Prioritize Your Next Growth Move with a Unit Economics Snapshot

Stop guessing where to focus. Use a simple unit economics snapshot to find your highest-impact experiment and make a faster decision.

Who This Helps

This is for founder-operators who feel stuck. You have a dozen ideas but no clear signal on which one to try next. The Founder Finance Basics Mission Pack helps you cut through the noise. It gives you a compact, one-page truth about your business so you can focus your effort.

Mini Case

Ben's revenue was up 30% last quarter, but his cash balance was flat. He was considering three experiments: a new ad channel, a pricing test, and a referral program. He spent two days building a full financial model and got overwhelmed. Instead, he built a simple unit economics snapshot. In 90 minutes, he saw his Customer Acquisition Cost (CAC) for his main channel had crept up to $120, while his Lifetime Value (LTV) was steady at $300. The math was clear: fixing his main channel's efficiency was the priority. He paused the other ideas and focused there first.

Do This Now (5 Steps)

  1. Grab your last month's revenue and marketing spend numbers.
  2. Calculate your gross margin per customer. (Revenue per customer minus the direct cost to serve them).
  3. Tally up how much you spent to acquire new customers last month.
  4. Divide your acquisition spend by new customers to get your average CAC.
  5. Compare your gross margin to your CAC. Is it healthy? Is one channel much worse than others? That's your snapshot.

Avoid These Traps

  • Don't try to build a perfect, complex model. A simple, slightly wrong snapshot today is better than a perfect one next week.
  • Don't average all your channels together. A bloated CAC in one channel can hide behind others.
  • Don't ignore the story.
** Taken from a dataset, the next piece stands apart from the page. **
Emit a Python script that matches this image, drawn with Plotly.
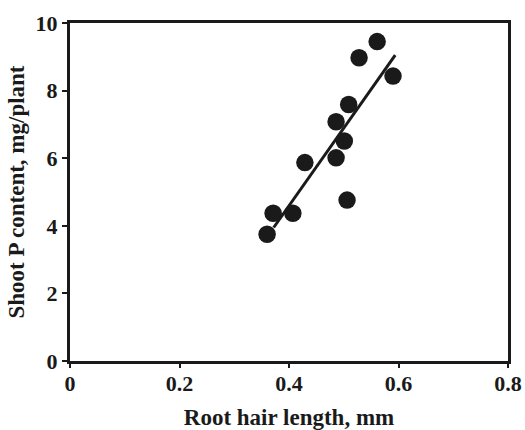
import plotly.graph_objects as go

root_hair_mm = [0.360, 0.371, 0.407, 0.429, 0.486, 0.486, 0.501, 0.509, 0.506, 0.528, 0.561, 0.590]
shoot_p = [3.75, 4.37, 4.37, 5.87, 7.08, 6.01, 6.51, 7.59, 4.76, 8.97, 9.45, 8.43]
fit_x = [0.372, 0.594]
fit_y = [3.95, 9.05]
x_ticks = [0, 0.2, 0.4, 0.6, 0.8]
x_tick_labels = ["0", "0.2", "0.4", "0.6", "0.8"]
y_ticks = [0, 2, 4, 6, 8, 10]

font = "Liberation Serif"

fig = go.Figure()
fig.add_trace(go.Scatter(x=fit_x, y=fit_y, mode="lines",
                         line=dict(color="#1a1a1a", width=3), showlegend=False))
fig.add_trace(go.Scatter(x=root_hair_mm, y=shoot_p, mode="markers",
                         marker=dict(color="#1a1a1a", size=17.5), showlegend=False))

fig.update_layout(
    width=525, height=430,
    margin=dict(l=70, r=17, t=23, b=69),
    plot_bgcolor="white", paper_bgcolor="white",
    font=dict(family=font, size=22, color="#1a1a1a"),
)
fig.update_xaxes(range=[0, 0.8], tickvals=x_ticks, ticktext=x_tick_labels,
                 automargin=False,
                 showgrid=False, zeroline=False, showline=True, linewidth=3,
                 linecolor="#1a1a1a", mirror=True, ticks="outside", ticklen=4,
                 tickwidth=2, tickcolor="#1a1a1a", ticklabelstandoff=-3,
                 tickfont=dict(family=font, size=22, weight="bold"),
                 title=dict(text="<b>Root hair length, mm</b>", standoff=14,
                            font=dict(family=font, size=23)))
fig.update_yaxes(range=[0, 10], tickvals=y_ticks,
                 automargin=False,
                 showgrid=False, zeroline=False, showline=True, linewidth=3,
                 linecolor="#1a1a1a", mirror=True, ticks="outside", ticklen=5,
                 tickwidth=2, tickcolor="#1a1a1a",
                 tickfont=dict(family=font, size=22, weight="bold"),
                 title=dict(text="<b>Shoot P content, mg/plant</b>", standoff=5,
                            font=dict(family=font, size=23)))

fig.write_html("out.html", config={"displayModeBar": False},
               post_script="document.body.style.margin='0';document.body.style.overflow='hidden';")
If your LTV is $1,000 and CAC is $150, that's great. But if it took 24 months to get that LTV, your cash flow might be in a chokehold. Consider the time factor.
  • Don't prioritize based on a gut feeling or what a competitor is doing. Let your own numbers guide you.
  • Don't get lost in vanity metrics. Focus on the direct economics of a single customer.
  • Don't skip this because you're 'not a numbers person.' This is just simple division, I promise. Your future self will thank you.

Your Win by Friday

By Friday, you will have one clear number or ratio from your unit economics that feels off. That's your signal. That's the lever for your next experiment. Maybe it's testing a tweak to your onboarding to improve retention (boosting LTV). Maybe it's pausing a costly ad set. You'll have a focused hypothesis, not a scattered to-do list. You'll move from guessing to deciding. Go make your snapshot—your most impactful move is hiding in plain sight.